Выбрать главу

Мнение по этому вопросу Арсения Рогинского, главы правления московского «Мемориала»:

Я не могу согласиться с термином «российский холокост». Холокост и наш массовый террор — это разные явления, и не хотелось бы их сравнивать. Но несомненно, и то и другое — огромная социально-политическая катастрофа. Конечно, мы не проделали той работы, которая имела место в Германии. Там, кстати, был страшный конфликт между поколениями, когда дети в 60-е годы обвинили родителей в сотрудничестве и молчаливой поддержке нацизма. И это дошло до фантастических вещей — до выставки 90-х годов о преступлениях той структуры, которая Нюрнбергским судом не была объявлена преступной, — о преступлениях вермахта, то есть немецкой армии.

Ничего и близко подобного у нас не было. Во-первых, у нас нет государственного решения, нет решения высших государственных инстанций об оценке политического террора. Есть закон о реабилитации жертв репрессий, но нет самого главного. И учителям нашим, преподавателям, лекторам в вузах и так далее, по сути, не на что опереться: а кто признал это преступным, говорят они? Почему вы говорите, что коллективизация в тех формах, в которых она проходила, была преступлением? Кто про это написал? Кто про это сказал?

Конечно, были отдельные доклады Н. С. Хрущева и выступления М. С. Горбачева, но это не правовые документы. И постановления Верховного Совета не являются юридически-правовой базой, ведь нужны решения специальных юридических органов, может быть, специально для этого назначенных. Нужен своеобразный «внутренний Нюрнберг», связанный с проблемой внутриполитического террора и его ролью в советской истории. Но этого нет, и без этого все разваливается.

Был, правда, процесс реабилитации, который был начат Н. С. Хрущевым, а потом заново двинут М. С. Горбачевым, причем двинут фундаментальнейшим образом: за один только 1989 год реабилитировали более 800 000 человек — больше, чем за весь предшествующий 25-летний период.

Но к сожалению, кроме процесса реабилитации, все остальное находится в плачевном состоянии. Например, была задача, как нам завещала Ахматова, «всех поименно назвать», но на сегодняшний день поименно со всей Руси Великой «Мемориал» (общественная организация!) сумел собрать лишь 2,4 миллиона имен, а это точно намного меньше 50 % от всех жертв репрессий, если считать их по российскому законодательству…

А если бы этот закон был общесоюзный, то это было бы приблизительно немногим менее четверти.

Получается, что примерно три четверти жертв политических репрессий даже не установлены на сегодняшний день поименно. Или так — они, может быть, и установлены, но кто про это знает? Тайна сия хранится в архивах, имена эти не опубликованы ни в каких списках и ни в каких книгах.
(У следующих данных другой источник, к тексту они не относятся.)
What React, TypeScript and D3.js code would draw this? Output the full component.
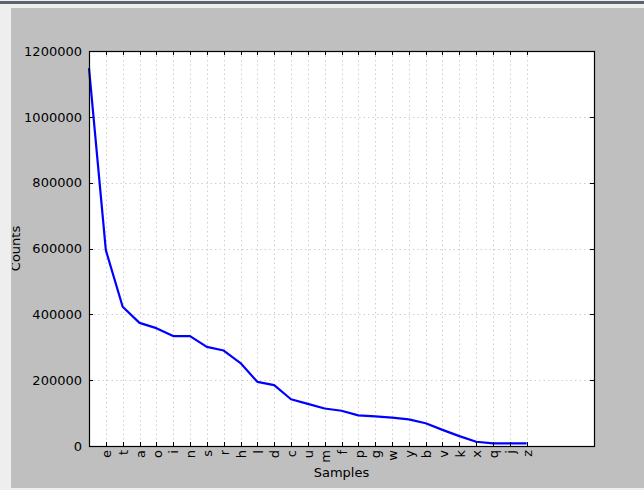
import React, { useEffect, useRef } from "react";
import * as d3 from "d3";

// letter frequency samples (first sample is the space character)
const samples = [" ", "e", "t", "a", "o", "i", "n", "s", "r", "h", "l", "d", "c", "u", "m", "f", "p", "g", "w", "y", "b", "v", "k", "x", "q", "j", "z"];
const counts = [1148000, 595000, 423000, 374000, 358000, 334000, 334000, 301000, 290000, 252000, 195000, 185000, 142000, 128000, 114000, 107000, 93000, 90000, 86000, 81000, 69000, 49000, 30000, 13000, 8000, 8000, 8000];
const yTicks = [0, 200000, 400000, 600000, 800000, 1000000, 1200000];

const App = () => {
  const svgRef = useRef<SVGSVGElement>(null);

  useEffect(() => {
    const svg = d3.select(svgRef.current);
    svg.selectAll("*").remove();

    const width = 644;
    const height = 490;
    const plot = { left: 89, right: 594, top: 51, bottom: 446 };
    const font = "DejaVu Sans, sans-serif";

    // window chrome / figure background
    svg.append("rect").attr("width", width).attr("height", height).attr("fill", "#eeeeee");
    svg.append("rect").attr("x", 0).attr("y", 1).attr("width", width).attr("height", 3).attr("fill", "#5d636b");
    svg.append("rect").attr("x", 11).attr("y", 8).attr("width", width - 11).attr("height", 480).attr("fill", "#bfbfbf");

    const x = d3.scaleLinear().domain([0, 30]).range([plot.left, plot.right]);
    const y = d3.scaleLinear().domain([0, 1200000]).range([plot.bottom, plot.top]);

    svg
      .append("rect")
      .attr("x", plot.left)
      .attr("y", plot.top)
      .attr("width", plot.right - plot.left)
      .attr("height", plot.bottom - plot.top)
      .attr("fill", "#ffffff");

    // grid
    const grid = svg.append("g").attr("stroke", "#cfcfcf").attr("stroke-width", 1).attr("stroke-dasharray", "1.5,3");
    samples.forEach((_, i) => {
      grid
        .append("line")
        .attr("x1", Math.round(x(i)) + 0.5)
        .attr("x2", Math.round(x(i)) + 0.5)
        .attr("y1", plot.top)
        .attr("y2", plot.bottom);
    });
    yTicks.forEach((t) => {
      grid
        .append("line")
        .attr("x1", plot.left)
        .attr("x2", plot.right)
        .attr("y1", Math.round(y(t)) + 0.5)
        .attr("y2", Math.round(y(t)) + 0.5);
    });

    // data line
    const line = d3
      .line<number>()
      .x((_, i) => x(i))
      .y((d) => y(d));
    svg
      .append("path")
      .datum(counts)
      .attr("fill", "none")
      .attr("stroke", "#0000ff")
      .attr("stroke-width", 2.2)
      .attr("stroke-linejoin", "round")
      .attr("d", line);

    // ticks (inside, on all four sides)
    const ticks = svg.append("g").attr("stroke", "#000").attr("stroke-width", 1);
    samples.forEach((_, i) => {
      const xp = Math.round(x(i)) + 0.5;
      ticks.append("line").attr("x1", xp).attr("x2", xp).attr("y1", plot.bottom).attr("y2", plot.bottom - 4);
      ticks.append("line").attr("x1", xp).attr("x2", xp).attr("y1", plot.top).attr("y2", plot.top + 4);
    });
    yTicks.forEach((t) => {
      const yp = Math.round(y(t)) + 0.5;
      ticks.append("line").attr("x1", plot.left).attr("x2", plot.left + 4).attr("y1", yp).attr("y2", yp);
      ticks.append("line").attr("x1", plot.right).attr("x2", plot.right - 4).attr("y1", yp).attr("y2", yp);
    });

    // frame
    svg
      .append("rect")
      .attr("x", plot.left + 0.5)
      .attr("y", plot.top + 0.5)
      .attr("width", plot.right - plot.left)
      .attr("height", plot.bottom - plot.top)
      .attr("fill", "none")
      .attr("stroke", "#000")
      .attr("stroke-width", 1.2);

    // y tick labels
    svg
      .append("g")
      .selectAll("text")
      .data(yTicks)
      .join("text")
      .attr("x", plot.left - 7)
      .attr("y", (d) => y(d))
      .attr("dy", "0.36em")
      .attr("text-anchor", "end")
      .attr("font-family", font)
      .attr("font-size", 13)
      .attr("fill", "#000")
      .text((d) => d);

    // x tick labels, vertical
    svg
      .append("g")
      .selectAll("text")
      .data(samples)
      .join("text")
      .attr("transform", (_, i) => `translate(${x(i) + 0.5},${plot.bottom + 4}) rotate(-90)`)
      .attr("dy", "0.36em")
      .attr("text-anchor", "end")
      .attr("font-family", font)
      .attr("font-size", 13)
      .attr("fill", "#000")
      .text((d) => d);

    // axis titles
    svg
      .append("text")
      .attr("x", (plot.left + plot.right) / 2)
      .attr("y", 477)
      .attr("text-anchor", "middle")
      .attr("font-family", font)
      .attr("font-size", 13)
      .attr("fill", "#000")
      .text("Samples");

    svg
      .append("defs")
      .append("clipPath")
      .attr("id", "figclip")
      .append("rect")
      .attr("x", 12)
      .attr("y", 8)
      .attr("width", width - 12)
      .attr("height", 480);

    svg
      .append("g")
      .attr("clip-path", "url(#figclip)")
      .append("text")
      .attr("transform", `translate(19.5,${(plot.top + plot.bottom) / 2}) rotate(-90)`)
      .attr("text-anchor", "middle")
      .attr("font-family", font)
      .attr("font-size", 13)
      .attr("fill", "#000")
      .text("Counts");
  }, []);

  return (
    <svg
      ref={svgRef}
      width={644}
      height={490}
      style={{ position: "absolute", left: 0, top: 0, display: "block" }}
    />
  );
};

export default App;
При этом партнеры у «Мемориала» есть и на Украине, и в Казахстане, и там эти организации довольно эффективны. Но на Украине и в Казахстане, в отличие от России, существуют государственные программы по увековечиванию. А вот в России такой центральной программы нет, а посему в ФСБ, МВД и в других структурах, где хранится информация, именно поэтому никто не понимает, почему все нужно вытаскивать наружу, публиковать и кто этим должен заниматься.

Дальше — не установлены места массовых захоронений. Сейчас большинство российских граждан, родители и деды которых погибли в ГУЛАГе, даже не знают, где они похоронены. Это абсолютно трагическая история, и здесь все, как и в программе по именам, «скинуто» властью на регионы.

С другой стороны, произошло очень важное событие — впервые на место массовых захоронений поехал руководитель страны: 30 октября 2007 года, в День памяти жертв политических репрессий, президент России В. В. Путин посетил печально известный Бутовский полигон, где в свое время были расстреляны 20 700 человек. Он туда съездил, и политически это очень важно.

По самому маленькому подсчету, в России было 10 000 маленьких лагерей, лагпунктов, а это значит — 10 000 кладбищ. Плюс места захоронений расстрелянных, а их сотни. Мы из всего этого знаем какие-то маленькие крохи. Но это все должно быть установлено, там должны быть поставлены знаки, памятники. Но у нас памятники тоже «скинуты» на регионы — хотят они их устанавливать или не хотят… Как и с Книгами Памяти — хотят издавать или не хотят… В результате памятники где-то устанавливают, а где-то не устанавливают. А центрального памятника так и нет.

Правда, есть Соловецкий камень на Лубянской площади, поставленный на месте, где раньше стоял памятник Дзержинскому. Но он — неофициальный, не государственный памятник. А он должен быть поставлен государством и от имени государства. И только тогда это будет знак перевоспитания — когда все школьные учителя безбоязненно будут ходить туда, показывать своим ученикам. А еще у нас нет единого музея жертв террора.